Новое истолкование здесь рождается целиком, мысль начинается у Вернадского с предельного космологического обобщения. Уже не физическое или астрономическое время обозначается как фоновое, то есть по отношению ко всем возможным системам мира выделенное и привилегированное по терминологии теории относительности, а биологическое время. На его фоне идут физические и все другие времена, если они есть, от космических процессов до общественных и личных человеческих событий. Оно в наивысшей степени удобно для измерения и изучения при правильной постановке вопроса, то есть если мы отрешимся от предвзятых мнений и обратимся к фактам.

“По-видимому, – пишет он, – не менее глубоко можно проникать в изучение физического времени путем исследования жизненных явлений.

Время физика, несомненно, не есть отвлеченное время математика или философа, и оно в разных явлениях проявляется в столь различных формах, что мы вынуждены это отмечать и нашем эмпирическом знании. Мы говорим об историческом, геологическом, космическом и т.п. временах. Удобно отличать биологическое время, в пределах которого проявляются жизненные явления.

Это биологическое время отвечает полутора – двум миллиардам лет, на протяжение которых нам известно на Земле существование биологических процессов, начиная с археозоя. Очень возможно, что эти годы связаны только с существованием нашей планеты, а не с действительностью жизни в Космосе. Мы ясно сейчас подходим к заключению, что длительность существования космических тел предельна, т.е. и здесь мы имеем дело с необратимым процессом. Насколько предельна жизнь в ее проявлении в Космосе, мы не знаем, так как наши знания о жизни в Космосе ничтожны. Возможно, что миллиарды лет отвечают земному планетному времени и составляют лишь малую часть биологического времени

В пределах этого времени мы имеем необратимый процесс для жизни на Земле, выражающийся в эволюции видов.

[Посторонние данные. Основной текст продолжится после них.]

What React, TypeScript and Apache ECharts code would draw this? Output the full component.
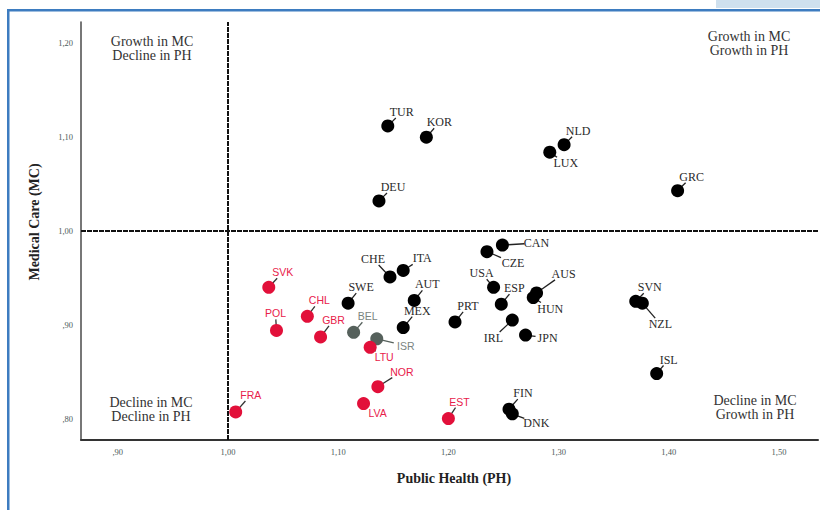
import React, { useEffect, useRef } from "react";
import * as echarts from "echarts";

// ---- data ----
const blackNames = ["TUR", "KOR", "NLD", "LUX", "GRC", "DEU", "CAN", "CZE", "CHE", "ITA", "USA", "ESP", "AUS", "HUN", "SVN", "NZL", "IRL", "JPN", "ISL", "FIN", "DNK", "SWE", "AUT", "MEX", "PRT"];
const blackPH = [1.145, 1.18, 1.305, 1.292, 1.408, 1.137, 1.249, 1.235, 1.147, 1.159, 1.241, 1.248, 1.28, 1.277, 1.37, 1.376, 1.258, 1.27, 1.389, 1.255, 1.258, 1.109, 1.169, 1.159, 1.206];
const blackMC = [1.112, 1.1, 1.092, 1.084, 1.043, 1.032, 0.985, 0.978, 0.951, 0.958, 0.94, 0.922, 0.934, 0.929, 0.925, 0.923, 0.905, 0.889, 0.848, 0.81, 0.805, 0.923, 0.926, 0.897, 0.903];

const grayNames = ["BEL", "ISR"];
const grayPH = [1.114, 1.135];
const grayMC = [0.892, 0.885];

const redNames = ["SVK", "POL", "CHL", "GBR", "LTU", "NOR", "LVA", "EST", "FRA"];
const redPH = [1.037, 1.044, 1.072, 1.084, 1.129, 1.136, 1.123, 1.2, 1.007];
const redMC = [0.94, 0.894, 0.909, 0.887, 0.876, 0.834, 0.816, 0.8, 0.807];

const xTicks = [0.9, 1.0, 1.1, 1.2, 1.3, 1.4, 1.5];
const yTicks = [0.8, 0.9, 1.0, 1.1, 1.2];

// label placement (pixel offsets of label centre from point)
const labelOffsets: Record<string, [number, number]> = {
  TUR: [14, -14], KOR: [13, -15], NLD: [14, -14], LUX: [16, 11], GRC: [14, -14], DEU: [14, -14],
  CAN: [34, -2], CZE: [26, 11], CHE: [-17, -18], ITA: [19, -12], USA: [-12, -14], ESP: [13, -16],
  AUS: [27, -19], HUN: [17, 11], SVN: [14, -14], NZL: [18, 21], IRL: [-19, 18], JPN: [22, 3],
  ISL: [12, -14], FIN: [14, -16], DNK: [24, 9], SWE: [13, -16], AUT: [13, -16], MEX: [14, -17],
  PRT: [13, -16], BEL: [14, -16], ISR: [29, 7], SVK: [14, -15], POL: [-1, -17], CHL: [12, -16],
  GBR: [13, -17], LTU: [14, 10], NOR: [24, -15], LVA: [14, 9], EST: [11, -17], FRA: [15, -17],
};

const SERIF = "'Liberation Serif', 'DejaVu Serif', serif";
const SANS = "'Liberation Sans', Arial, sans-serif";
const R = 6.5;

const fmt = (v: number) => {
  const s = v.toFixed(2).replace(".", ",");
  return s.startsWith("0") ? s.slice(1) : s;
};

const makeRender = (names: string[], fill: string, lineColor: string, textColor: string, font: string) =>
  (params: any, api: any) => {
    const name = names[params.dataIndex];
    const p = api.coord([api.value(0), api.value(1)]);
    const [dx, dy] = labelOffsets[name] || [14, -14];
    const len = Math.hypot(dx, dy);
    const hw = 12, hh = 6;
    const sBox = 1 - Math.min(dx ? hw / Math.abs(dx) : 99, dy ? hh / Math.abs(dy) : 99);
    const sStart = (R - 1) / len;
    const children: any[] = [];
    if (sBox > sStart + 0.03) {
      children.push({
        type: "line",
        shape: { x1: p[0] + dx * sStart, y1: p[1] + dy * sStart, x2: p[0] + dx * sBox, y2: p[1] + dy * sBox },
        style: { stroke: lineColor, lineWidth: 1.3 },
      });
    }
    children.push({ type: "circle", shape: { cx: p[0], cy: p[1], r: R }, style: { fill } });
    children.push({
      type: "text",
      x: p[0] + dx,
      y: p[1] + dy,
      style: { text: name, fill: textColor, font, align: "center", verticalAlign: "middle" },
    });
    return { type: "group", children };
  };

export default function App() {
  const ref = useRef<HTMLDivElement>(null);
  useEffect(() => {
    document.body.style.margin = "0";
    const chart = echarts.init(ref.current!, null, { renderer: "svg" });
    const quad = (text: string, x: number, y: number) => ({
      type: "text",
      x,
      y,
      style: { text, font: `14px ${SERIF}`, fill: "#333", align: "center", verticalAlign: "middle", lineHeight: 14 },
    });
    chart.setOption({
      animation: false,
      backgroundColor: "#fff",
      grid: { left: 81, right: 2, top: 22, bottom: 70 },
      xAxis: {
        type: "value",
        min: 0.8666,
        max: 1.5354,
        splitLine: { show: false },
        axisLine: { show: true, lineStyle: { color: "#333", width: 2 } },
        axisTick: { show: false },
        axisLabel: {
          customValues: xTicks,
          formatter: fmt,
          fontSize: 8.5,
          fontFamily: SERIF,
          color: "#4d5a5a",
          margin: 7,
        },
      },
      yAxis: {
        type: "value",
        min: 0.7771,
        max: 1.2229,
        splitLine: { show: false },
        axisLine: { show: true, lineStyle: { color: "#555", width: 1.6 } },
        axisTick: { show: false },
        axisLabel: {
          customValues: yTicks,
          formatter: fmt,
          fontSize: 8.5,
          fontFamily: SERIF,
          color: "#4d5a5a",
          margin: 8,
        },
      },
      graphic: [
        { type: "rect", shape: { x: 716, y: 0, width: 104, height: 8 }, style: { fill: "#cfe0ee" } },
        { type: "rect", shape: { x: 7, y: 9, width: 813, height: 2.5 }, style: { fill: "#3d7cc0" } },
        { type: "rect", shape: { x: 7, y: 9, width: 2.5, height: 501 }, style: { fill: "#3d7cc0" } },
        quad("Growth in MC\nDecline in PH", 152, 48),
        quad("Growth in MC\nGrowth in PH", 749, 43),
        quad("Decline in MC\nDecline in PH", 151, 409),
        quad("Decline in MC\nGrowth in PH", 755, 407),
        {
          type: "text",
          x: 454,
          y: 478,
          style: { text: "Public Health (PH)", font: `bold 14px ${SERIF}`, fill: "#222", align: "center", verticalAlign: "middle" },
        },
        {
          type: "text",
          x: 34,
          y: 222,
          rotation: Math.PI / 2,
          style: { text: "Medical Care (MC)", font: `bold 14px ${SERIF}`, fill: "#222", align: "center", verticalAlign: "middle" },
        },
      ],
      series: [
        {
          type: "custom",
          name: "black",
          clip: false,
          renderItem: makeRender(blackNames, "#000", "#222", "#2a2a2a", `12px ${SERIF}`),
          data: blackPH.map((x, i) => [x, blackMC[i]]),
          encode: { x: 0, y: 1 },
          markLine: {
            silent: true,
            symbol: "none",
            label: { show: false },
            lineStyle: { color: "#111", type: [5, 1], width: 2 },
            data: [{ xAxis: 1.0 }, { yAxis: 1.0 }],
          },
          z: 3,
        },
        {
          type: "custom",
          name: "gray",
          clip: false,
          renderItem: makeRender(grayNames, "#56615c", "#56615c", "#7a8480", `10.5px ${SANS}`),
          data: grayPH.map((x, i) => [x, grayMC[i]]),
          encode: { x: 0, y: 1 },
          z: 3,
        },
        {
          type: "custom",
          name: "red",
          clip: false,
          renderItem: makeRender(redNames, "#e2103a", "#333", "#e8204a", `10.5px ${SANS}`),
          data: redPH.map((x, i) => [x, redMC[i]]),
          encode: { x: 0, y: 1 },
          z: 3,
        },
      ],
    });
    return () => chart.dispose();
  }, []);
  return <div ref={ref} style={{ width: 820, height: 510 }} />;
}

С точки зрения времени, по-видимому, основным явлением должно быть признано проявление принципа Реди”. (Вернадский, 1992, с 193).

Биологическое время не только существует, но является нам, говорит Вернадский, как единственное время, а все остальные времена составляют только малую часть биологической длительности. Иначе говоря, если продолжить его мысль, другие времена, которые мы привычно употребляем, являются трассером биологического времени, остаточным свечением, следом присутствия жизни, бледными окаменелостями или лишенными собственного временного содержания материальными процессами. Это относительные неточные и не истинные ньютоновские времена.

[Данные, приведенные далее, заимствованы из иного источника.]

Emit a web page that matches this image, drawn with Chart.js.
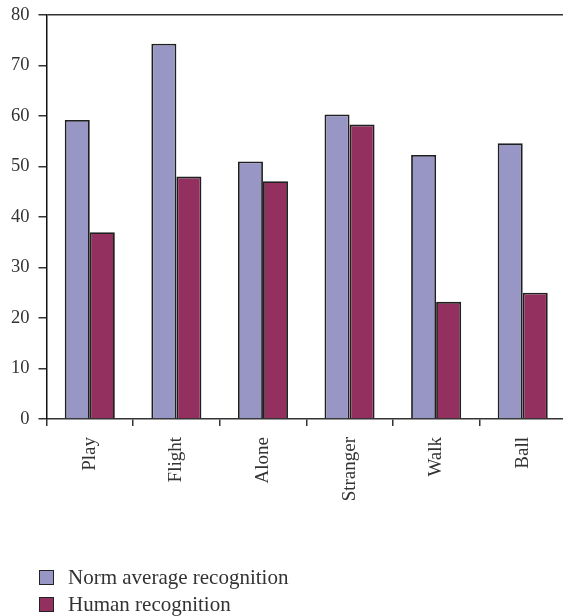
<!DOCTYPE html>
<html>
<head>
<meta charset="utf-8">
<script src="https://cdn.jsdelivr.net/npm/chart.js@4.4.0/dist/chart.umd.min.js"></script>
<style>
  html, body { margin: 0; padding: 0; background: #fff; overflow: hidden; }
  #wrap { position: relative; width: 572px; height: 616px; }
  #legend { position: absolute; left: 39px; top: 564px; font-family: "Liberation Serif", serif; font-size: 21px; color: #333; }
  .item { display: flex; align-items: center; height: 27px; }
  .box { width: 13px; height: 13px; border: 1px solid #222; margin-right: 14px; box-sizing: content-box; }
</style>
</head>
<body>
<div id="wrap">
  <canvas id="c" width="572" height="616"></canvas>
  <div id="legend"></div>
</div>
<script>
const categories = ["Play", "Flight", "Alone", "Stranger", "Walk", "Ball"];
const normAverage = [59.2, 74.3, 51.0, 60.3, 52.3, 54.6];
const humanRecognition = [37.0, 48.0, 47.1, 58.3, 23.2, 25.0];
const yTicks = [0, 10, 20, 30, 40, 50, 60, 70, 80];
const seriesNames = ["Norm average recognition", "Human recognition"];
const seriesColors = ["#9896c4", "#93305f"];

const textColor = "#333";

const chart = new Chart(document.getElementById("c"), {
  type: "bar",
  data: {
    labels: categories,
    datasets: [
      { label: seriesNames[0], data: normAverage, backgroundColor: seriesColors[0], borderColor: "#1f1f1f", borderWidth: 1.8 },
      { label: seriesNames[1], data: humanRecognition, backgroundColor: seriesColors[1], borderColor: "#1f1f1f", borderWidth: 1.8 }
    ]
  },
  options: {
    responsive: false,
    animation: false,
    layout: { padding: { top: 15, right: 6, left: 0, bottom: 0 } },
    plugins: { legend: { display: false }, tooltip: { enabled: false } },
    datasets: { bar: { categoryPercentage: 0.578, barPercentage: 1.0 } },
    scales: {
      x: {
        grid: { color: "transparent", tickColor: "#333", tickLength: 7, offset: true, lineWidth: 1.5 },
        border: { color: "#333", width: 1.5 },
        ticks: { font: { family: "Liberation Serif", size: 19 }, color: textColor, maxRotation: 90, minRotation: 90, padding: 11, autoSkip: false },
        afterFit: (s) => { s.height = 616 - 419; s.paddingLeft = 0; s.paddingRight = 0; }
      },
      y: {
        min: 0, max: 80,
        afterBuildTicks: (s) => { s.ticks = yTicks.map(v => ({ value: v })); },
        grid: {
          color: (ctx) => (ctx.tick && ctx.tick.value === 80) ? "#333" : "transparent",
          tickColor: "#333", tickLength: 8, lineWidth: 1.5
        },
        border: { color: "#111", width: 1.5 },
        ticks: { font: { family: "Liberation Serif", size: 18.5 }, color: textColor, padding: 9 },
        afterFit: (s) => { s.width = 46.5; s.paddingTop = 0; s.paddingBottom = 0; }
      }
    }
  }
});

const legend = document.getElementById("legend");
chart.data.datasets.forEach((ds) => {
  const item = document.createElement("div");
  item.className = "item";
  const box = document.createElement("span");
  box.className = "box";
  box.style.background = ds.backgroundColor;
  const txt = document.createElement("span");
  txt.textContent = ds.label;
  item.appendChild(box);
  item.appendChild(txt);
  legend.appendChild(item);
});
</script>
</body>
</html>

Внешние события влияли на создание нового мировоззрения. В 1929 году наступает тот самый “великий перелом” советской истории, который укрепляет тоталитарный строй и диктатуру Сталина. (36). Он начинается с ликвидации свободы для Академии наук.

Вернадский, естественно, принимает самое непосредственное участие во всех перипетиях этого дела на стороне оппозиционной властям старой когорты академиков, в результате чего “перелом” отразился и на нем. Дело в том, что к 1929 году Вернадский собирает все свои опубликованные к тому времени статьи по новой, развивавшейся им начиная с 1916 года теме и делает из них книгу, которую называет “Живое вещество”. Он снабжает ее предисловием, в котором пишет: “В этот сборник помещены в хронологическом порядке некоторые мои статьи, которые появились с 1922 года на разных языках, в разных изданиях, связанные с теми проблемами, которые захватили меня всецело с конца 1916 г. и начала 1917 г. и которые могут быть сведены к одной проблеме – к количественному изучению, физическому и химическому, явлений жизни в тех ее проявлениях, которые обычно остаются без рассмотрения, но которые, по моему мнению, глубочайшим образом важны и неразрывно связаны с историей нашей планеты и с механизмом ее верхних оболочек”. (Вернадский, 1997). Однако в результате советизации Академии сборник был запрещен и вычеркнут из планов академического издательства. Он издан был только в 1940 году под другим названием и с вынужденным исключением некоторых статей, имеющих принципиальное значение. (37).